Marines in Okinawa, California and North Carolina tested the uniform over three months in the jungle, the desert and in amphibious operations. Both men and women tested the uniform for fit, comfort and durability. They provided feedback to researchers throughout the field trials about what worked – and what didn’t.

The result is a radical variation of the utility uniform. About the only carryover from the old uniform is the idea of rolling sleeves inside out.

Some of the new features:

  • Gone are the lower pockets on the blouse.

  • Pocket flaps that once featured plastic buttons now use Velcro.

  • Trouser adjustment tapes were scrapped for an integrated elastic waist adjustment.

  • Brown suede boots replace black boots, complete with the Marine Corps’ eagle, globe and anchor on the ankle.

  • Pockets also were added to the upper parts of the sleeve.

  • The eagle, globe and anchor also appear embroidered on the new slanted chest pockets, the same as the traditional octagonal utility hat and the new “boonie” hat to be added to the new issue.

  • Collars were redesigned to be smaller and more comfortable.

  • Cargo pockets on the legs feature an elastic enclosure.

  • Belt loops were changed to accommodate the upcoming issue of Marine “rigger’s belts” in varying colors, which reflect Marines’ achievements in the Corps’ new martial arts program.

  • The blouse was even designed to make it easier for Marines to tuck it into their trousers in the field.

For the field, knee and elbow pad inserts were added to the uniform, “an issue that went over very, very well in testing,” Patricio said.

Subdued rank for the field is coming. Rank insignia that appeared silver will now be black, and once-gold ranks will be brown. But that’s only for the field. Traditional metallic insignia will be worn in garrison. There is no change for enlisted insignia.

The biggest change

But the most obvious change is the pattern, called Marine Pattern.

The new uniform features a computer-generated pattern patented by the Marine Corps. The pixel-style pattern “is more effective dry and wet,” Patricio said. And it’s coming in both woodland and desert patterns. It will be worn only by Marines and sailors assigned to duty with the Fleet Marine Forces, in accordance with regulations.

The uniform’s fabric also has been improved. Uniforms now are wrinkle-free and feature a permanent-press crease, eliminating the need for pressing and starching, which is said to degrade fiber.

Designers combined a longer-lasting fabric for the uniform with a lighter material.

Researchers chose a heavier trouser fabric to address increased durability while lighter blouse fabric will be used for increased comfort, Patricio said.

Even the seams on the trouser got a makeover. Reinforced diagonal seams replaced horizontal seams on the current uniform. The diagonal seams are expected to last longer by spreading the stress of the seam over a greater area.

Some tested features didn’t make the cut.

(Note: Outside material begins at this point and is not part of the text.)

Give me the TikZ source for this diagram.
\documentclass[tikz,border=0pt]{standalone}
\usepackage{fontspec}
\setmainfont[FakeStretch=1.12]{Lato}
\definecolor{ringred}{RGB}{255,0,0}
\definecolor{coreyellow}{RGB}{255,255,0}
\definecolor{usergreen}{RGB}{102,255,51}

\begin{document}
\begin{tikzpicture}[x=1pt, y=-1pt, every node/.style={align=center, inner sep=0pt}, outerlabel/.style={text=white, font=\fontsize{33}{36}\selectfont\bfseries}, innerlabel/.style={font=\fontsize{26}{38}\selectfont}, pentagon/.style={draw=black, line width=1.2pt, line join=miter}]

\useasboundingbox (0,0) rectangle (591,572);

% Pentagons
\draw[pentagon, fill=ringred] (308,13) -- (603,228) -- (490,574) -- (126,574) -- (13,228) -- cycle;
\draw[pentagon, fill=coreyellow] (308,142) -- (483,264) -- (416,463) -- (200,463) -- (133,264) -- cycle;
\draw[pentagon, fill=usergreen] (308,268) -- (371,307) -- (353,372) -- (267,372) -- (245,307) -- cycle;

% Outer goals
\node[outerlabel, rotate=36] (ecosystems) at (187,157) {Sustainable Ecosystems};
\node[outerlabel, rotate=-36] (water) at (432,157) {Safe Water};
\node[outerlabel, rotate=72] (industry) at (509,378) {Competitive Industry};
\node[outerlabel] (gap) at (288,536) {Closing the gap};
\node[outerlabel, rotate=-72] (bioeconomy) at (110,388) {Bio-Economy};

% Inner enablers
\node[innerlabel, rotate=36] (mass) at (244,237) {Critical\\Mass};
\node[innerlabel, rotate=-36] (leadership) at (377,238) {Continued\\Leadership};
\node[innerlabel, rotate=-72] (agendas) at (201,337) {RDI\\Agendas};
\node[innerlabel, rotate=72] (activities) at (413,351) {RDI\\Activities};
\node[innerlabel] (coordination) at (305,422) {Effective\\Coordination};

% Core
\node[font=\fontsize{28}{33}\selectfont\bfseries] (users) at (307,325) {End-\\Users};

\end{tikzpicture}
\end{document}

Zip-off sleeves and leg gaiters were tested, but proved too difficult to maintain or not effective in field environments.

New look for Christmas

Patricio said the new uniform could appear in uniform stores as soon as December, at which time Marines will be authorized to wear it.

Recruits at Marine Corps Recruit depots in San Diego and Parris Island, S.C., will get their initial issue beginning in March.

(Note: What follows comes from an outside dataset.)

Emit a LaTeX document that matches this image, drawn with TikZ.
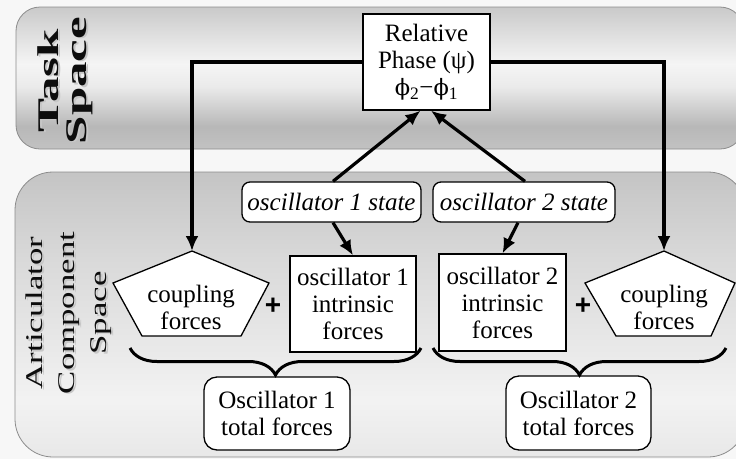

Marines will be required to maintain four sets of the new uniform, two woodland and two desert, Patricio said. That’s one less set of utilities than Marines are required to maintain today. The mandatory requirement date is set for Oct. 1, 2005.

Patricio added the Marine commanders may rotate between woodland and desert patters.

“I fully expect the desert uniforms will be worn as much as the woodlands,” he said.

Other items such as helmet covers, flak jackets and Gore-Tex parkas will transition to the new patterns as they are routinely replenished through the supply system.

Patricio said the Marine Corps Uniform Board will publish regulations for wearing the new uniform in the near future.

Jan Wesner Childs contributed to this report.